Copyright Disney Enterprises, Inc. All rights reserved

“Take – for example – what we serve here instead of corned beef & cabbage. Again, because it was pork – rather than beef – that was the true staple of the Irish diet back then, what we offer instead is a loin of bacon that has been glazed with Irish Mist. That then comes with colcannon potatoes. Which is this traditional Irish dish that’s made up of mashed potato that have had some cabbage & bacon mixed through it,” Kevin enthused. “This heavenly ham – that’s what we actually call this traditional Irish dish at Raglan Road, Kevin’s Heavenly Ham – also includes some savory cabbage with a parsley cream sauce as well as a raisin cider jus. It’s simple food. But because of the basic ingredients – and that’s the real secret of Irish cuisine. That our ingredients are so strong – the flavors just pop off the plate.”

Which brings us to the real challenge that Dundon and the Raglan Road team face every day.
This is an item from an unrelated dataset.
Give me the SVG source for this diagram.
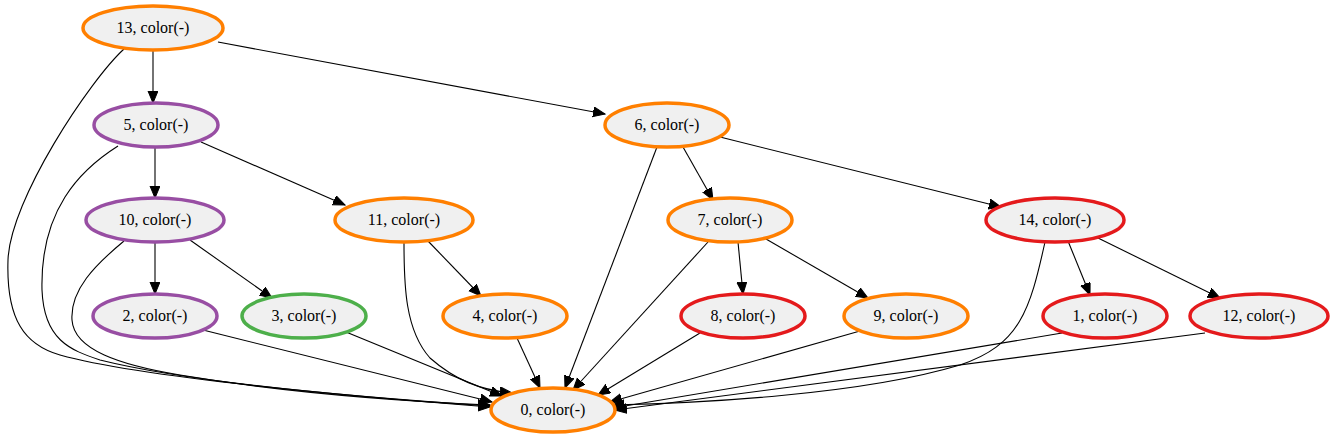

Making sure that they actually have all of the ingredients necessary to make this traditional-yet-contemporized Irish fare to those folks who frequent this Walt Disney World favorite.

“Take – for example – the fish we serve here. We only used cold water fish. Salmon, mussels and haddock that have been hauled out of the Atlantic, the ocean that America and Ireland share,” Kevin stated. “Not that there’s anything wrong with warm water fish. It’s just that … Well, it doesn’t have the same structure. It’s a softer fish, which doesn’t really fit the parameters of Irish cuisine. And if you’re going to serve authentic food, you have to be this dedicated when it comes to sourcing your ingredients.

Copyright Mitchell Beazley. All rights reserved

And if you’re thinking of perhaps trying to serve an authentic Irish meal this year, rather than once again serving corned beef & cabbage at your Saint Patrick’s Day Feast … Well, back in September of last year, Mitchell Beazley published “The Raglan Road Cookbook: Inside America’s Favorite Irish Pub.” This 296-page hardcover not only includes the recipe for Kevin’s Heavenly Ham but also it tells the tale of how this now-world-renown restaurant wound up being built in Orlando.

On the other hand, if you happen to have to the luck of the Irish and are actually down at The Walt Disney World Resort right now, it’s worth noting that Raglan Road is right in the middle of its Mighty St. Patrick’s Day Festival. This four day-long event – which includes Irish bands and professional dancers – stretches through Sunday night. And in addition to all that authentic Irish fare that Dundon and his team are cooking up, you also sample the fine selection of beers & cocktails that this establishment’s four distinct antique bars (each of which are more than 130 years old and were imported directly from Ireland) will be serving. Just – As ucht Dé (That’s “For God’s Sake” in Gaelic) – don’t make the mistake of asking the bartender there for a mug of green beer.

“Why would anyone willingly drink something like that?,” Dundon laughed. “I mean, just imagine what their washroom will look like the morning after.”